For those who regard the New Testament as sacred scripture, the curse of Babel is reversed soon after Jesus’s resurrection, when in Acts 2 the Holy Spirit sweeps through a house in Jerusalem and gives the disciples the gift of tongues. They start speaking languages they never learned in school, so that people from all over the world are able to understand what they are saying. The damage done at Babel is undone by the power of the Holy Spirit—but only for a single morning. Once the disciples have settled down and their flames have gone back to the pilot light, they face the same challenges everyone else does: making themselves understood to people who do not speak their language. Like it or not, human diversity is here to stay. All that remains to be seen is how we will deal with it.
Emmanuel Lartey was the first person to reveal the counternarrative in the story of Babel to me. I saw his name in the program of a big religion conference where he was scheduled to speak about “polydoxy,” a word that was not in my vocabulary then and is not in my dictionary now. Lartey is a distinguished professor of pastoral theology who was raised in Ghana, which helps explain why he used the lens of colonialism to retell the story of Babel. That was the hill he climbed to see the story anew.

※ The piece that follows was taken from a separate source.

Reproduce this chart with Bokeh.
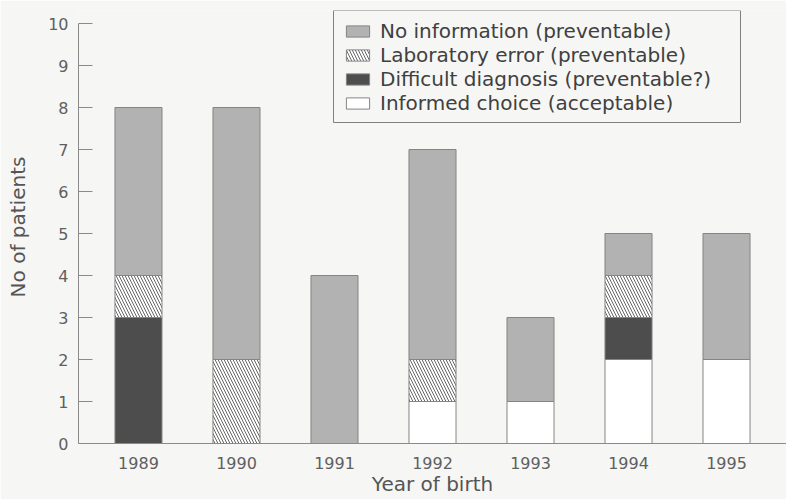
from bokeh.plotting import figure
from bokeh.models import Range1d, FixedTicker, Legend, LegendItem, BoxAnnotation
from bokeh.embed import file_html
from bokeh.resources import INLINE

years = [1989, 1990, 1991, 1992, 1993, 1994, 1995]
informed = [0, 0, 0, 1, 1, 2, 2]
difficult = [3, 0, 0, 0, 0, 1, 0]
lab_error = [1, 2, 0, 1, 0, 1, 0]
no_info = [4, 6, 4, 5, 2, 1, 3]
labels = ["No information (preventable)", "Laboratory error (preventable)",
          "Difficult diagnosis (preventable?)", "Informed choice (acceptable)"]

BG = "#f6f6f4"
FONT = "DejaVu Sans"

p = figure(width=786, height=499, output_backend="svg", toolbar_location=None,
           x_range=Range1d(1988.388, 1995.612), y_range=Range1d(0, 10.31),
           min_border_left=78, min_border_right=0, min_border_top=10, min_border_bottom=56,
           background_fill_color=BG, border_fill_color=BG, outline_line_color=None)

data = dict(year=years, informed=informed, difficult=difficult, lab_error=lab_error, no_info=no_info)
styles = [
    ("informed", dict(fill_color="white")),
    ("difficult", dict(fill_color="#4d4d4d")),
    ("lab_error", dict(fill_color="white", hatch_pattern="left_diagonal_line", hatch_color="#666666",
                       hatch_scale=6, hatch_weight=1)),
    ("no_info", dict(fill_color="#b2b2b2")),
]
renderers = {}
bottom = [0] * len(years)
for key, st in styles:
    top = [b + v for b, v in zip(bottom, data[key])]
    r = p.vbar(x=years, bottom=bottom, top=top, width=0.48, line_color="#858585", line_width=1, **st)
    renderers[key] = r
    bottom = top

# legend frame (canvas pixel units)
frame_box = BoxAnnotation(left=333, right=740, top=10, bottom=122,
                          left_units="canvas", right_units="canvas",
                          top_units="canvas", bottom_units="canvas",
                          fill_color=BG, fill_alpha=1, line_color="#808080", line_width=1,
                          line_alpha=1)
p.add_layout(frame_box)

items = [LegendItem(label=labels[0], renderers=[renderers["no_info"]]),
         LegendItem(label=labels[1], renderers=[renderers["lab_error"]]),
         LegendItem(label=labels[2], renderers=[renderers["difficult"]]),
         LegendItem(label=labels[3], renderers=[renderers["informed"]])]
legend = Legend(items=items, location=(265, 328), glyph_width=29, glyph_height=14,
                label_standoff=8, spacing=0, label_height=23, padding=9, margin=0,
                label_text_font=FONT, label_text_font_size="20px", label_text_color="#404040",
                border_line_color=None, background_fill_alpha=0)
p.add_layout(legend, "center")

p.grid.visible = False

p.yaxis.bounds = (0, 10)
p.yaxis.ticker = FixedTicker(ticks=list(range(0, 11)))
p.yaxis.major_tick_in = 14
p.yaxis.major_tick_out = 0
p.yaxis.major_tick_line_color = "#8a8a8a"
p.yaxis.axis_label = "No of patients"
p.yaxis.axis_label_standoff = 15
p.yaxis.major_label_standoff = 10

p.xaxis.ticker = FixedTicker(ticks=years)
p.xaxis.major_tick_line_color = None
p.xaxis.axis_label = "Year of birth"
p.xaxis.axis_label_standoff = 0
p.xaxis.major_label_standoff = 7

for ax in (p.xaxis, p.yaxis):
    ax.minor_tick_line_color = None
    ax.axis_line_color = "#8a8a8a"
    ax.major_label_text_font = FONT
    ax.major_label_text_font_size = "16px"
    ax.major_label_text_color = "#5f5f5f"
    ax.axis_label_text_font = FONT
    ax.axis_label_text_font_size = "20px"
    ax.axis_label_text_font_style = "normal"
    ax.axis_label_text_color = "#555555"

open("out.html", "w").write(file_html(p, INLINE))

The way he reimagined the story of Babel, it was not about God’s judgment on diversity but God’s judgment on the dominance of one people, with one language, whose wish to make a name for themselves took over their lives. God saved them by confusing their language, so they could not complete their domination project. God defused their hegemony and scattered them like hot ashes, so their ambitious fire would not spread. In this telling, the moral of the story is that God favors the diversity of many peoples over the dominance of any one people. I could not write down what Professor Lartey was saying fast enough to keep up, so I hope if he ever reads this, he says, “Close enough.”